- _Dataset content_
-------------------------

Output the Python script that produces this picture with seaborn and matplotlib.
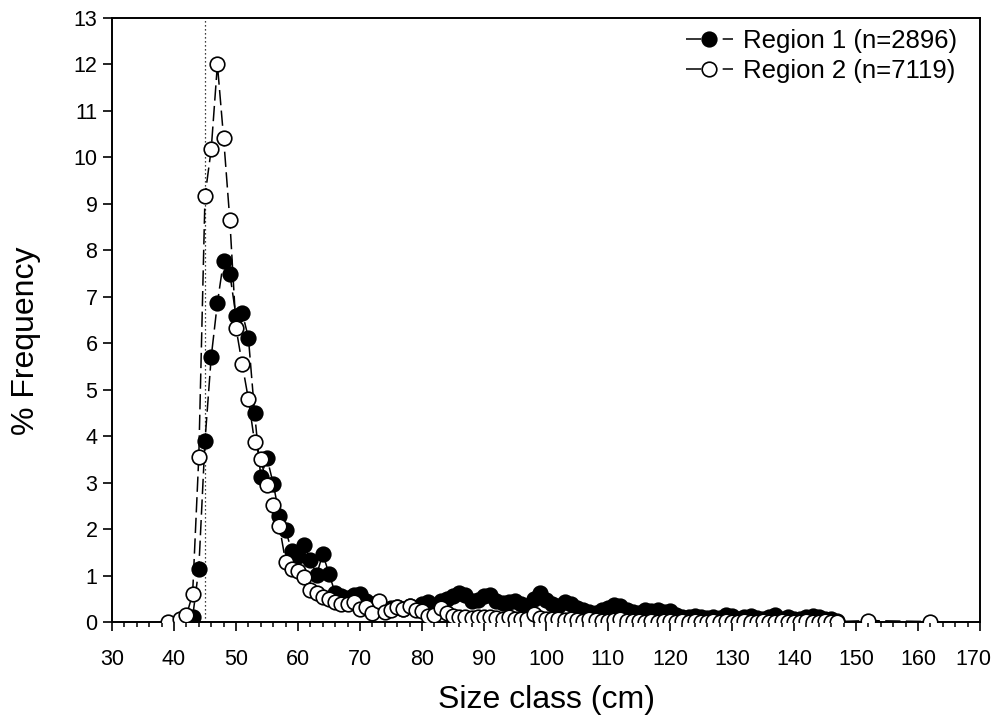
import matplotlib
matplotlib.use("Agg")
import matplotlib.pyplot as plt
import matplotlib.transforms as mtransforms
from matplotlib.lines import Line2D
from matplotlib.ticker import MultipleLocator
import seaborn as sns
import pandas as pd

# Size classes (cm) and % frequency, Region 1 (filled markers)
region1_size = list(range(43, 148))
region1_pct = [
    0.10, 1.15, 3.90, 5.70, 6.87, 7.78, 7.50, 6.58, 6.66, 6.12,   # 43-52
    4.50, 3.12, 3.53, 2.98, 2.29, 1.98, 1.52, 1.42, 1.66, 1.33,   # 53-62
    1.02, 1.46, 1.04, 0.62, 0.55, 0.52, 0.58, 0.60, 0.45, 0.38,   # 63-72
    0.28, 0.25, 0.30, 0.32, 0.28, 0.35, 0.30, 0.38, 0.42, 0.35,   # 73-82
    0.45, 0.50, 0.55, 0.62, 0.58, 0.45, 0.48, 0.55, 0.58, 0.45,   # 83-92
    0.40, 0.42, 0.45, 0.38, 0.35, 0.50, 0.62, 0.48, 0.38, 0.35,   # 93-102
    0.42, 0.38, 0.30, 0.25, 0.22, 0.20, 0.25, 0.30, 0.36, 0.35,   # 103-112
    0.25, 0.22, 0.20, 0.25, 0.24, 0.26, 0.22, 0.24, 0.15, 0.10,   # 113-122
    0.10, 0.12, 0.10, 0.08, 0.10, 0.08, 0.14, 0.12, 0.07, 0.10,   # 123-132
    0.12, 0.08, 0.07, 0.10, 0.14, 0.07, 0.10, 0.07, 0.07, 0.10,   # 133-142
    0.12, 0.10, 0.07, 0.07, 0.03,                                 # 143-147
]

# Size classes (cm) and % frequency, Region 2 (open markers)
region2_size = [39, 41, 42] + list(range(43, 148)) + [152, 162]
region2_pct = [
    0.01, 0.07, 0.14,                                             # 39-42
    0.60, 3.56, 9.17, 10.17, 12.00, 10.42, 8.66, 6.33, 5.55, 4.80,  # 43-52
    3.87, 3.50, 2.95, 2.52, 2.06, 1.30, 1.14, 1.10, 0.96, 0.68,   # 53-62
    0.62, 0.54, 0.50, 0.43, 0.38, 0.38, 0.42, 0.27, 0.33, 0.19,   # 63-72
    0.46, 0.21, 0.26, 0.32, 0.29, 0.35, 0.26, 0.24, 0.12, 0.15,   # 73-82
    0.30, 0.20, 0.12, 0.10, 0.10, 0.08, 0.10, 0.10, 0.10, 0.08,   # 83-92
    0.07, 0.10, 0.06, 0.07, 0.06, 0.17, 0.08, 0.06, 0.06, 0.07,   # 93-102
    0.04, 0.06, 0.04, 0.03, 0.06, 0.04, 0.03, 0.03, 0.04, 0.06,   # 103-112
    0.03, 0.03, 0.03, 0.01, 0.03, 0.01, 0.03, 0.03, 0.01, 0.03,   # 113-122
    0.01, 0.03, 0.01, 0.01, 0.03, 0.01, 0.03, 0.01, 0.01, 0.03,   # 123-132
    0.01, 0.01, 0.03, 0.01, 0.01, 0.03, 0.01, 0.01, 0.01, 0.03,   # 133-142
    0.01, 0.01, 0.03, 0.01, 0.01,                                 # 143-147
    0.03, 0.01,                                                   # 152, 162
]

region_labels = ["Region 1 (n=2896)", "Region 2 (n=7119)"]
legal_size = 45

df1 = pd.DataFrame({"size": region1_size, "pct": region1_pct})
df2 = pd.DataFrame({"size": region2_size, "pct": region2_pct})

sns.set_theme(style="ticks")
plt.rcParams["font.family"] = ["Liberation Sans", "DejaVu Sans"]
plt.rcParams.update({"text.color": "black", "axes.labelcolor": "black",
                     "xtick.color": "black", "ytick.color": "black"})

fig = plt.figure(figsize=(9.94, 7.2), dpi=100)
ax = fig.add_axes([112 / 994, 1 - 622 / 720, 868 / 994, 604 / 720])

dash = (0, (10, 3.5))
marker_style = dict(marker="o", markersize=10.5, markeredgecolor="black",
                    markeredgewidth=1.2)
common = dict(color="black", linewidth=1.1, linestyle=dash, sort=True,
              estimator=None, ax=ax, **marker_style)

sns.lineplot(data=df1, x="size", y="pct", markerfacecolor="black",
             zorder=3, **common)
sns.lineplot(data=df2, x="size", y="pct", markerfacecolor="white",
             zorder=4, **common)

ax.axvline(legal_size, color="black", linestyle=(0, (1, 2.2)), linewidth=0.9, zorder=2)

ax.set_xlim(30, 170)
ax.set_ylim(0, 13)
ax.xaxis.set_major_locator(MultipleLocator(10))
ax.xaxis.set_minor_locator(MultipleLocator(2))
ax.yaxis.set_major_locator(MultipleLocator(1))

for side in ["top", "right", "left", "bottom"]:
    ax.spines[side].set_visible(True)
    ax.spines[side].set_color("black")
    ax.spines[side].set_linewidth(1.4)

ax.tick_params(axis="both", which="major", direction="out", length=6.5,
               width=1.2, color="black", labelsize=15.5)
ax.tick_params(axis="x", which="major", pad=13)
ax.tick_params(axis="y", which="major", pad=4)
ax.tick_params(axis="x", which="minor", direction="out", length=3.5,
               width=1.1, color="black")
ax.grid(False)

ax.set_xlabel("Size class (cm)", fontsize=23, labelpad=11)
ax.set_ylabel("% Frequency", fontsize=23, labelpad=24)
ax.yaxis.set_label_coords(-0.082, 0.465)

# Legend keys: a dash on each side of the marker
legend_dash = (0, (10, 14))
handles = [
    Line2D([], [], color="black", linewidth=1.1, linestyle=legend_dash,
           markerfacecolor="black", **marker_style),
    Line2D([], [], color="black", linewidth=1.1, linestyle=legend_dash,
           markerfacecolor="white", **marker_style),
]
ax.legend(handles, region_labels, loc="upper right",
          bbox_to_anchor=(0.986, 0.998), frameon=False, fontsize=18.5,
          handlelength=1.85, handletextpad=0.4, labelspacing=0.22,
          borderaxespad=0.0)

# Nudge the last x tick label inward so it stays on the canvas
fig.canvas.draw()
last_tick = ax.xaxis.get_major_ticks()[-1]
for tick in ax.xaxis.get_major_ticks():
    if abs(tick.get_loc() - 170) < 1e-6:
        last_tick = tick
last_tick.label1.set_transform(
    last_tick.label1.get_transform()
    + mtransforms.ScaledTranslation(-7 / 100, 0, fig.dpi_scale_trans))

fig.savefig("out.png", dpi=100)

-------------------------

- _Stated goal_
Leaving the pictures aside, transcribe the entire listing exactly.

- _Exercise output_
Output the Python script that produces this picture with seaborn and matplotlib.
import matplotlib
matplotlib.use("Agg")
import matplotlib.pyplot as plt
import matplotlib.transforms as mtransforms
from matplotlib.lines import Line2D
from matplotlib.ticker import MultipleLocator
import seaborn as sns
import pandas as pd

# Size classes (cm) and % frequency, Region 1 (filled markers)
region1_size = list(range(43, 148))
region1_pct = [
    0.10, 1.15, 3.90, 5.70, 6.87, 7.78, 7.50, 6.58, 6.66, 6.12,   # 43-52
    4.50, 3.12, 3.53, 2.98, 2.29, 1.98, 1.52, 1.42, 1.66, 1.33,   # 53-62
    1.02, 1.46, 1.04, 0.62, 0.55, 0.52, 0.58, 0.60, 0.45, 0.38,   # 63-72
    0.28, 0.25, 0.30, 0.32, 0.28, 0.35, 0.30, 0.38, 0.42, 0.35,   # 73-82
    0.45, 0.50, 0.55, 0.62, 0.58, 0.45, 0.48, 0.55, 0.58, 0.45,   # 83-92
    0.40, 0.42, 0.45, 0.38, 0.35, 0.50, 0.62, 0.48, 0.38, 0.35,   # 93-102
    0.42, 0.38, 0.30, 0.25, 0.22, 0.20, 0.25, 0.30, 0.36, 0.35,   # 103-112
    0.25, 0.22, 0.20, 0.25, 0.24, 0.26, 0.22, 0.24, 0.15, 0.10,   # 113-122
    0.10, 0.12, 0.10, 0.08, 0.10, 0.08, 0.14, 0.12, 0.07, 0.10,   # 123-132
    0.12, 0.08, 0.07, 0.10, 0.14, 0.07, 0.10, 0.07, 0.07, 0.10,   # 133-142
    0.12, 0.10, 0.07, 0.07, 0.03,                                 # 143-147
]

# Size classes (cm) and % frequency, Region 2 (open markers)
region2_size = [39, 41, 42] + list(range(43, 148)) + [152, 162]
region2_pct = [
    0.01, 0.07, 0.14,                                             # 39-42
    0.60, 3.56, 9.17, 10.17, 12.00, 10.42, 8.66, 6.33, 5.55, 4.80,  # 43-52
    3.87, 3.50, 2.95, 2.52, 2.06, 1.30, 1.14, 1.10, 0.96, 0.68,   # 53-62
    0.62, 0.54, 0.50, 0.43, 0.38, 0.38, 0.42, 0.27, 0.33, 0.19,   # 63-72
    0.46, 0.21, 0.26, 0.32, 0.29, 0.35, 0.26, 0.24, 0.12, 0.15,   # 73-82
    0.30, 0.20, 0.12, 0.10, 0.10, 0.08, 0.10, 0.10, 0.10, 0.08,   # 83-92
    0.07, 0.10, 0.06, 0.07, 0.06, 0.17, 0.08, 0.06, 0.06, 0.07,   # 93-102
    0.04, 0.06, 0.04, 0.03, 0.06, 0.04, 0.03, 0.03, 0.04, 0.06,   # 103-112
    0.03, 0.03, 0.03, 0.01, 0.03, 0.01, 0.03, 0.03, 0.01, 0.03,   # 113-122
    0.01, 0.03, 0.01, 0.01, 0.03, 0.01, 0.03, 0.01, 0.01, 0.03,   # 123-132
    0.01, 0.01, 0.03, 0.01, 0.01, 0.03, 0.01, 0.01, 0.01, 0.03,   # 133-142
    0.01, 0.01, 0.03, 0.01, 0.01,                                 # 143-147
    0.03, 0.01,                                                   # 152, 162
]

region_labels = ["Region 1 (n=2896)", "Region 2 (n=7119)"]
legal_size = 45

df1 = pd.DataFrame({"size": region1_size, "pct": region1_pct})
df2 = pd.DataFrame({"size": region2_size, "pct": region2_pct})

sns.set_theme(style="ticks")
plt.rcParams["font.family"] = ["Liberation Sans", "DejaVu Sans"]
plt.rcParams.update({"text.color": "black", "axes.labelcolor": "black",
                     "xtick.color": "black", "ytick.color": "black"})

fig = plt.figure(figsize=(9.94, 7.2), dpi=100)
ax = fig.add_axes([112 / 994, 1 - 622 / 720, 868 / 994, 604 / 720])

dash = (0, (10, 3.5))
marker_style = dict(marker="o", markersize=10.5, markeredgecolor="black",
                    markeredgewidth=1.2)
common = dict(color="black", linewidth=1.1, linestyle=dash, sort=True,
              estimator=None, ax=ax, **marker_style)

sns.lineplot(data=df1, x="size", y="pct", markerfacecolor="black",
             zorder=3, **common)
sns.lineplot(data=df2, x="size", y="pct", markerfacecolor="white",
             zorder=4, **common)

ax.axvline(legal_size, color="black", linestyle=(0, (1, 2.2)), linewidth=0.9, zorder=2)

ax.set_xlim(30, 170)
ax.set_ylim(0, 13)
ax.xaxis.set_major_locator(MultipleLocator(10))
ax.xaxis.set_minor_locator(MultipleLocator(2))
ax.yaxis.set_major_locator(MultipleLocator(1))

for side in ["top", "right", "left", "bottom"]:
    ax.spines[side].set_visible(True)
    ax.spines[side].set_color("black")
    ax.spines[side].set_linewidth(1.4)

ax.tick_params(axis="both", which="major", direction="out", length=6.5,
               width=1.2, color="black", labelsize=15.5)
ax.tick_params(axis="x", which="major", pad=13)
ax.tick_params(axis="y", which="major", pad=4)
ax.tick_params(axis="x", which="minor", direction="out", length=3.5,
               width=1.1, color="black")
ax.grid(False)

ax.set_xlabel("Size class (cm)", fontsize=23, labelpad=11)
ax.set_ylabel("% Frequency", fontsize=23, labelpad=24)
ax.yaxis.set_label_coords(-0.082, 0.465)

# Legend keys: a dash on each side of the marker
legend_dash = (0, (10, 14))
handles = [
    Line2D([], [], color="black", linewidth=1.1, linestyle=legend_dash,
           markerfacecolor="black", **marker_style),
    Line2D([], [], color="black", linewidth=1.1, linestyle=legend_dash,
           markerfacecolor="white", **marker_style),
]
ax.legend(handles, region_labels, loc="upper right",
          bbox_to_anchor=(0.986, 0.998), frameon=False, fontsize=18.5,
          handlelength=1.85, handletextpad=0.4, labelspacing=0.22,
          borderaxespad=0.0)

# Nudge the last x tick label inward so it stays on the canvas
fig.canvas.draw()
last_tick = ax.xaxis.get_major_ticks()[-1]
for tick in ax.xaxis.get_major_ticks():
    if abs(tick.get_loc() - 170) < 1e-6:
        last_tick = tick
last_tick.label1.set_transform(
    last_tick.label1.get_transform()
    + mtransforms.ScaledTranslation(-7 / 100, 0, fig.dpi_scale_trans))

fig.savefig("out.png", dpi=100)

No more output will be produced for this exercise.